Trimming the hooves thoroughly can ‘release’ the infection. After effectively disinfecting the wound, the hooves can heal. A block is often placed under the hoof to reduce the pressure on the claw (Lammers 2016).

 

Sole haemorrhaging

Sole haemorrhaging is the most common – non-infectious – claw disease in dairy cows. There is visible haemorrhaging in the sole horn, resulting in severe cases in the cow becoming lame. The cause of this is often sought in feed, but the load (cow comfort) also plays an important role. When cubicles give too little comfort, cows will stand for longer, leading to extra pressure on the claws. This exacerbates sole haemorrhaging.

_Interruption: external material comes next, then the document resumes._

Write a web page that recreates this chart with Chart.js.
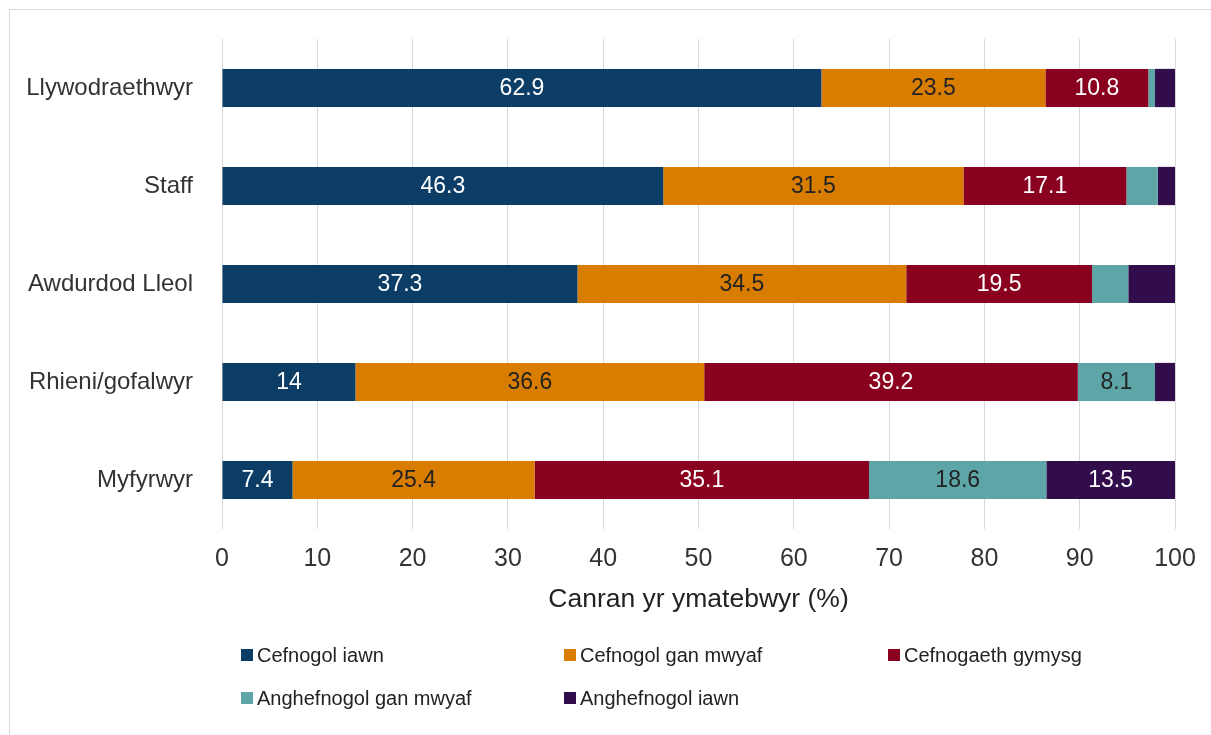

Rumen acidification can be a major cause of this disease, as well as mycotoxins. Both can influence horn growth, resulting in sole haemorrhaging.

 

Sole haemorrhaging

1 = light

  • yellow discolouration over the entire surface or a few haemorrhages in the sole
2 = moderate

  • haemorrhages in the sole
  • 20 – 50% of the surface

3 = severe

  • major haemorrhaging
  • detaching sole over a large surface

 

Treatment of sole haemorrhaging involves cutting away the haemorrhages, supplemented where necessary with placing a block. And more important still for preventing sole haemorrhaging is to ensure that feed rations and cow comfort are as optimal as possible. Sole haemorrhaging is also sometimes referred to as a symptom with a different underlying cause. It is therefore important to reveal the underlying cause in addition to treating the haemorrhaging.

 

Sole ulcers

A sole ulcer is more or less the final stage of sole haemorrhaging. Sole ulcers cause a hole in the sole. This means bacteria can gain easy access to the claw and cause damage. A sole ulcer usually appears in the outer claw of the hind legs. It often goes hand in hand with foot rot. Since foot rot causes excess horn growth, the pressure distribution becomes uneven, exacerbating the sole ulcers.

 

Sole ulcers

1 = light

  • bruising at a typcial spot
2 = moderate

  • heavy bruising at a typical spot
3 = severe

  • hole in the sole, possibly protruding, very painful

 

And with sole ulcers too, the cause is mainly sought in feed and cow comfort. It is also described that the (protracted) administration of biotin can have a positive effect.

 

In conclusion, it can be said that there are multiple claw diseases with various underlying causes and also multiple effects. Treatment focuses mainly on good hygiene and effective cow comfort. Furthermore, well-balanced feed rations are a precondition for optimal claw quality.